— Start Given information —

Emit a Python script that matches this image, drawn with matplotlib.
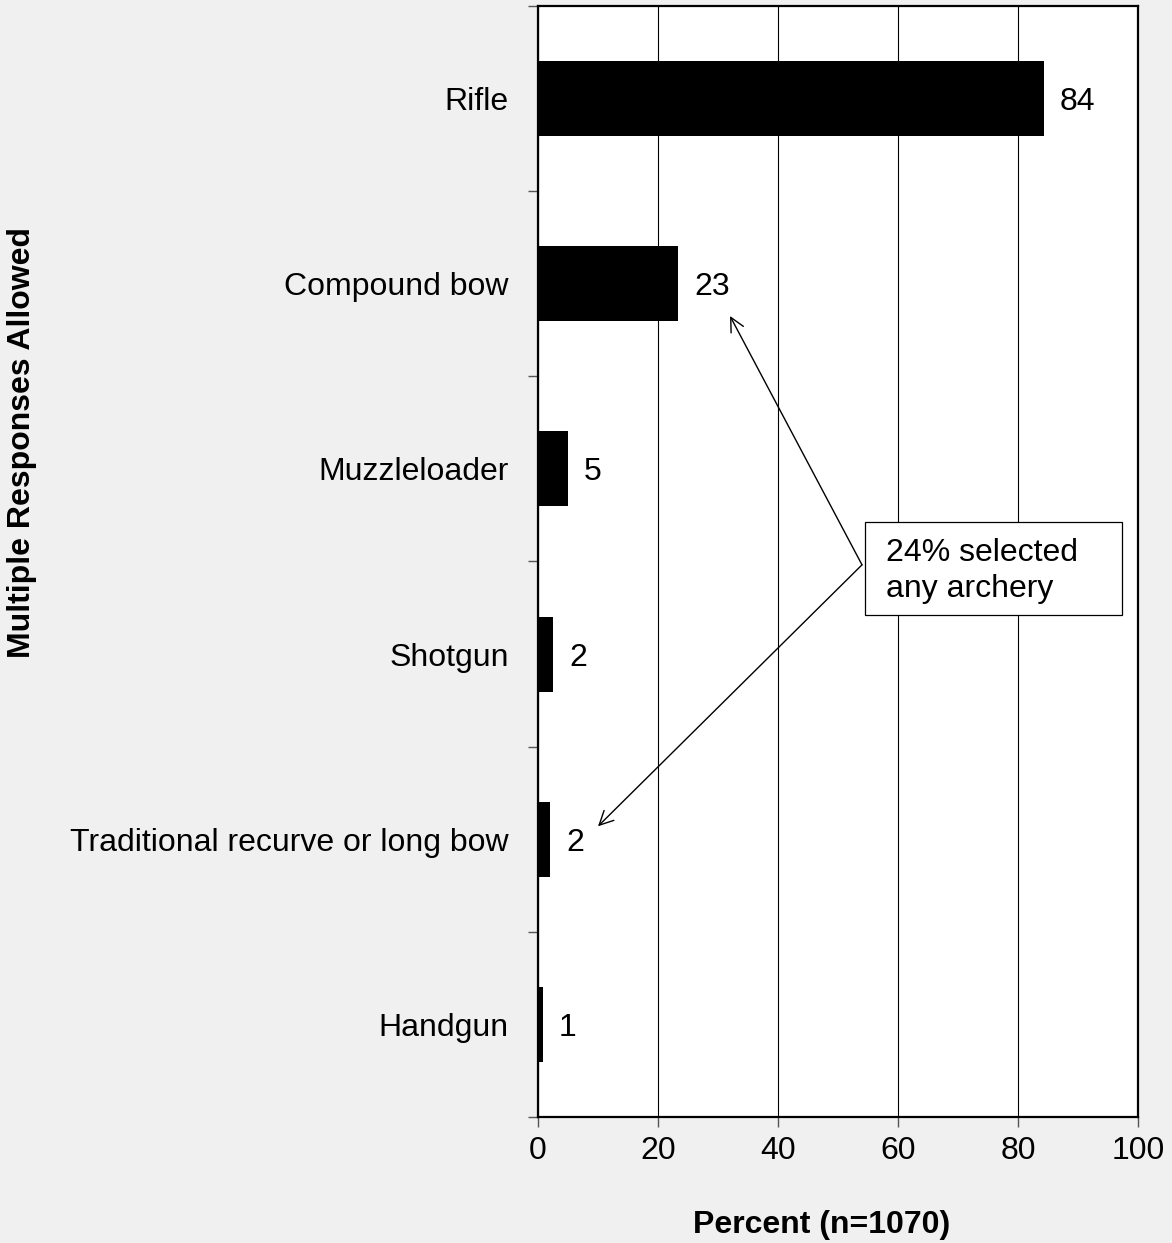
import numpy as np
import matplotlib
matplotlib.use('Agg')
import matplotlib.pyplot as plt
from matplotlib.patches import Rectangle

plt.rcParams['font.family'] = ['Liberation Sans', 'DejaVu Sans']

categories = ['Rifle', 'Compound bow', 'Muzzleloader', 'Shotgun',
              'Traditional recurve or long bow', 'Handgun']
values = [84.3, 23.3, 5.0, 2.5, 2.0, 0.8]
value_labels = ['84', '23', '5', '2', '2', '1']
x_ticks = [0, 20, 40, 60, 80, 100]

FS = 23
bg = '#f0f0f0'
fig = plt.figure(figsize=(11.72, 12.43), dpi=100, facecolor=bg)
ax = fig.add_axes([538 / 1172, 1 - 1117 / 1243, 600 / 1172, 1111 / 1243])
ax.set_facecolor('white')

ypos = np.arange(len(categories))
ax.barh(ypos, values, height=0.405, color='black', zorder=3)
for y, v, lab in zip(ypos, values, value_labels):
    ax.text(v + 2.7, y, lab, ha='left', va='center_baseline', fontsize=FS, zorder=4)

ax.set_xlim(0, 100)
ax.set_ylim(5.5, -0.5)
ax.set_xticks(x_ticks)
ax.set_xticklabels([str(t) for t in x_ticks], fontsize=FS)
ax.tick_params(axis='x', length=7, width=1, pad=6.5, color='#555555')
ax.set_yticks(ypos)
ax.set_yticklabels(categories, fontsize=FS, va='center_baseline')
ax.tick_params(axis='y', which='major', length=0, pad=21)
ax.set_yticks(np.arange(-0.5, 6, 1), minor=True)
ax.tick_params(axis='y', which='minor', length=7, width=1, color='#555555')
ax.grid(axis='x', color='black', linewidth=0.8, zorder=1)
for s in ax.spines.values():
    s.set_linewidth(1.6)
    s.set_color('black')

# annotation box
ax.add_patch(Rectangle((54.5, 2.286), 42.8, 0.502, facecolor='white',
                       edgecolor='black', linewidth=0.9, zorder=5))
ax.text(58.0, 2.497, '24% selected', ha='left', va='baseline',
        fontsize=FS, zorder=6)
ax.text(58.0, 2.691, 'any archery', ha='left', va='baseline',
        fontsize=FS, zorder=6)
start = (54.0, 2.518)
for tip in [(32.0, 1.174), (10.0, 3.93)]:
    ax.annotate('', xy=tip, xytext=start,
                arrowprops=dict(arrowstyle='->', color='black', lw=1.0,
                                mutation_scale=25, shrinkA=0, shrinkB=0),
                zorder=5)

fig.text(822 / 1172, 1 - 1233 / 1243, 'Percent (n=1070)', ha='center',
         va='baseline', fontsize=FS, fontweight='bold')
fig.text(22 / 1172, 1 - 443 / 1243, 'Multiple Responses Allowed', ha='center',
         va='center', rotation=90, fontsize=FS, fontweight='bold')

fig.savefig('out.png', dpi=100, facecolor=bg)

— End Given information —

**Task goal:** Every line is to be duplicated exactly, though pictures stay out.

**Answer to this problem:**
Emit a Python script that matches this image, drawn with matplotlib.
import numpy as np
import matplotlib
matplotlib.use('Agg')
import matplotlib.pyplot as plt
from matplotlib.patches import Rectangle

plt.rcParams['font.family'] = ['Liberation Sans', 'DejaVu Sans']

categories = ['Rifle', 'Compound bow', 'Muzzleloader', 'Shotgun',
              'Traditional recurve or long bow', 'Handgun']
values = [84.3, 23.3, 5.0, 2.5, 2.0, 0.8]
value_labels = ['84', '23', '5', '2', '2', '1']
x_ticks = [0, 20, 40, 60, 80, 100]

FS = 23
bg = '#f0f0f0'
fig = plt.figure(figsize=(11.72, 12.43), dpi=100, facecolor=bg)
ax = fig.add_axes([538 / 1172, 1 - 1117 / 1243, 600 / 1172, 1111 / 1243])
ax.set_facecolor('white')

ypos = np.arange(len(categories))
ax.barh(ypos, values, height=0.405, color='black', zorder=3)
for y, v, lab in zip(ypos, values, value_labels):
    ax.text(v + 2.7, y, lab, ha='left', va='center_baseline', fontsize=FS, zorder=4)

ax.set_xlim(0, 100)
ax.set_ylim(5.5, -0.5)
ax.set_xticks(x_ticks)
ax.set_xticklabels([str(t) for t in x_ticks], fontsize=FS)
ax.tick_params(axis='x', length=7, width=1, pad=6.5, color='#555555')
ax.set_yticks(ypos)
ax.set_yticklabels(categories, fontsize=FS, va='center_baseline')
ax.tick_params(axis='y', which='major', length=0, pad=21)
ax.set_yticks(np.arange(-0.5, 6, 1), minor=True)
ax.tick_params(axis='y', which='minor', length=7, width=1, color='#555555')
ax.grid(axis='x', color='black', linewidth=0.8, zorder=1)
for s in ax.spines.values():
    s.set_linewidth(1.6)
    s.set_color('black')

# annotation box
ax.add_patch(Rectangle((54.5, 2.286), 42.8, 0.502, facecolor='white',
                       edgecolor='black', linewidth=0.9, zorder=5))
ax.text(58.0, 2.497, '24% selected', ha='left', va='baseline',
        fontsize=FS, zorder=6)
ax.text(58.0, 2.691, 'any archery', ha='left', va='baseline',
        fontsize=FS, zorder=6)
start = (54.0, 2.518)
for tip in [(32.0, 1.174), (10.0, 3.93)]:
    ax.annotate('', xy=tip, xytext=start,
                arrowprops=dict(arrowstyle='->', color='black', lw=1.0,
                                mutation_scale=25, shrinkA=0, shrinkB=0),
                zorder=5)

fig.text(822 / 1172, 1 - 1233 / 1243, 'Percent (n=1070)', ha='center',
         va='baseline', fontsize=FS, fontweight='bold')
fig.text(22 / 1172, 1 - 443 / 1243, 'Multiple Responses Allowed', ha='center',
         va='center', rotation=90, fontsize=FS, fontweight='bold')

fig.savefig('out.png', dpi=100, facecolor=bg)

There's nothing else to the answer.